## Begin
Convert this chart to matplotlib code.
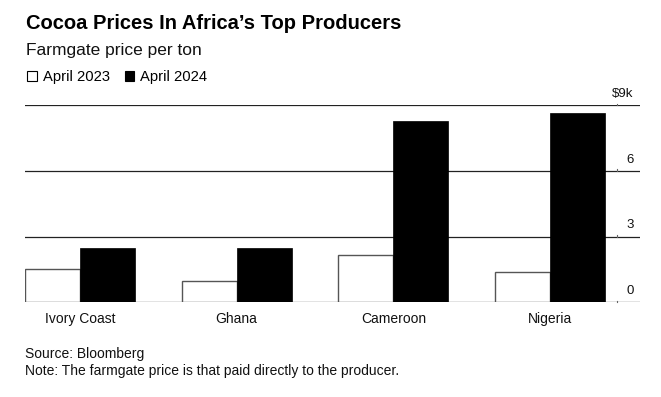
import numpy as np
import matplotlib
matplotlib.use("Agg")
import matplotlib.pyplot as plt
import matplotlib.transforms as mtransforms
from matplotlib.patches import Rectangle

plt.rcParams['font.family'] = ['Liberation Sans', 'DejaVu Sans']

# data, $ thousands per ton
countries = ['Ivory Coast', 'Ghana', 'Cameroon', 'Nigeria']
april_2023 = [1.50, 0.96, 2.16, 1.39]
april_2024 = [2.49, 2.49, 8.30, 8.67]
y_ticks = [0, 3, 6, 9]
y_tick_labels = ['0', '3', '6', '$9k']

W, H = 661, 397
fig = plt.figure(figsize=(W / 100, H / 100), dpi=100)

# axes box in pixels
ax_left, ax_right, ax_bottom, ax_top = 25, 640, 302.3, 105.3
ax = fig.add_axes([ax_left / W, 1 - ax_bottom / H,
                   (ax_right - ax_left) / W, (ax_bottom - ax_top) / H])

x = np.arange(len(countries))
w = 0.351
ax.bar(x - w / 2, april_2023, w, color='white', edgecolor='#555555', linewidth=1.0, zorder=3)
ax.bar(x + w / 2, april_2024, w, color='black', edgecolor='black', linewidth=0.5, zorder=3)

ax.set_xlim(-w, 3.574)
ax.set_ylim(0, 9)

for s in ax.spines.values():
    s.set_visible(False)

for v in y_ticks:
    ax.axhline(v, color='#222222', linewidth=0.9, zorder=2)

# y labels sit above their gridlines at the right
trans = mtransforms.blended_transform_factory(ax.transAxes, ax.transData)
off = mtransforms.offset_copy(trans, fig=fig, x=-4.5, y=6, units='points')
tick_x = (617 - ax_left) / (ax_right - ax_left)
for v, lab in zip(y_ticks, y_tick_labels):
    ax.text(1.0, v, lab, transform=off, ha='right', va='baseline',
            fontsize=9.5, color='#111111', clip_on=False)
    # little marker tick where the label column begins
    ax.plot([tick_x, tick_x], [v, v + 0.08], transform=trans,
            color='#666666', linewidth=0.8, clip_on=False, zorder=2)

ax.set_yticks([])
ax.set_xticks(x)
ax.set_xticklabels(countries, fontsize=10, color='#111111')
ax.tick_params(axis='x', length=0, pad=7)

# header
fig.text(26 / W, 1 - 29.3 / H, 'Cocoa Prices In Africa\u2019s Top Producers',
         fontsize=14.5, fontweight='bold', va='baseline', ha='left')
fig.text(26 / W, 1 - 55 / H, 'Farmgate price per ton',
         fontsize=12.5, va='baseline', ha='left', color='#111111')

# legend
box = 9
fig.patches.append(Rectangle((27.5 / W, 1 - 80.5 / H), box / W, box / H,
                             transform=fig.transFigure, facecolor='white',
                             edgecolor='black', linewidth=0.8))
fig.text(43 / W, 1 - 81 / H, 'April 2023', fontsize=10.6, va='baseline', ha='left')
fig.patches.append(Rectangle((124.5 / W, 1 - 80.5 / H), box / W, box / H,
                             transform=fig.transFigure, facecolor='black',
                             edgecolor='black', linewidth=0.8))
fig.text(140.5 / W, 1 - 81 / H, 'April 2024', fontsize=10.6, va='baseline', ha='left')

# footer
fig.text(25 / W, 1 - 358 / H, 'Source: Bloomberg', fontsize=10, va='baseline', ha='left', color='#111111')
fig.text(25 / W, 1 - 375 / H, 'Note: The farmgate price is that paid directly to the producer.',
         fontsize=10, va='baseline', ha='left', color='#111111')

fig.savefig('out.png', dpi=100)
## End
● Aim
Reproduce every line precisely as given, omitting all pictures.

● Answer to the exercise
Convert this chart to matplotlib code.
import numpy as np
import matplotlib
matplotlib.use("Agg")
import matplotlib.pyplot as plt
import matplotlib.transforms as mtransforms
from matplotlib.patches import Rectangle

plt.rcParams['font.family'] = ['Liberation Sans', 'DejaVu Sans']

# data, $ thousands per ton
countries = ['Ivory Coast', 'Ghana', 'Cameroon', 'Nigeria']
april_2023 = [1.50, 0.96, 2.16, 1.39]
april_2024 = [2.49, 2.49, 8.30, 8.67]
y_ticks = [0, 3, 6, 9]
y_tick_labels = ['0', '3', '6', '$9k']

W, H = 661, 397
fig = plt.figure(figsize=(W / 100, H / 100), dpi=100)

# axes box in pixels
ax_left, ax_right, ax_bottom, ax_top = 25, 640, 302.3, 105.3
ax = fig.add_axes([ax_left / W, 1 - ax_bottom / H,
                   (ax_right - ax_left) / W, (ax_bottom - ax_top) / H])

x = np.arange(len(countries))
w = 0.351
ax.bar(x - w / 2, april_2023, w, color='white', edgecolor='#555555', linewidth=1.0, zorder=3)
ax.bar(x + w / 2, april_2024, w, color='black', edgecolor='black', linewidth=0.5, zorder=3)

ax.set_xlim(-w, 3.574)
ax.set_ylim(0, 9)

for s in ax.spines.values():
    s.set_visible(False)

for v in y_ticks:
    ax.axhline(v, color='#222222', linewidth=0.9, zorder=2)

# y labels sit above their gridlines at the right
trans = mtransforms.blended_transform_factory(ax.transAxes, ax.transData)
off = mtransforms.offset_copy(trans, fig=fig, x=-4.5, y=6, units='points')
tick_x = (617 - ax_left) / (ax_right - ax_left)
for v, lab in zip(y_ticks, y_tick_labels):
    ax.text(1.0, v, lab, transform=off, ha='right', va='baseline',
            fontsize=9.5, color='#111111', clip_on=False)
    # little marker tick where the label column begins
    ax.plot([tick_x, tick_x], [v, v + 0.08], transform=trans,
            color='#666666', linewidth=0.8, clip_on=False, zorder=2)

ax.set_yticks([])
ax.set_xticks(x)
ax.set_xticklabels(countries, fontsize=10, color='#111111')
ax.tick_params(axis='x', length=0, pad=7)

# header
fig.text(26 / W, 1 - 29.3 / H, 'Cocoa Prices In Africa\u2019s Top Producers',
         fontsize=14.5, fontweight='bold', va='baseline', ha='left')
fig.text(26 / W, 1 - 55 / H, 'Farmgate price per ton',
         fontsize=12.5, va='baseline', ha='left', color='#111111')

# legend
box = 9
fig.patches.append(Rectangle((27.5 / W, 1 - 80.5 / H), box / W, box / H,
                             transform=fig.transFigure, facecolor='white',
                             edgecolor='black', linewidth=0.8))
fig.text(43 / W, 1 - 81 / H, 'April 2023', fontsize=10.6, va='baseline', ha='left')
fig.patches.append(Rectangle((124.5 / W, 1 - 80.5 / H), box / W, box / H,
                             transform=fig.transFigure, facecolor='black',
                             edgecolor='black', linewidth=0.8))
fig.text(140.5 / W, 1 - 81 / H, 'April 2024', fontsize=10.6, va='baseline', ha='left')

# footer
fig.text(25 / W, 1 - 358 / H, 'Source: Bloomberg', fontsize=10, va='baseline', ha='left', color='#111111')
fig.text(25 / W, 1 - 375 / H, 'Note: The farmgate price is that paid directly to the producer.',
         fontsize=10, va='baseline', ha='left', color='#111111')

fig.savefig('out.png', dpi=100)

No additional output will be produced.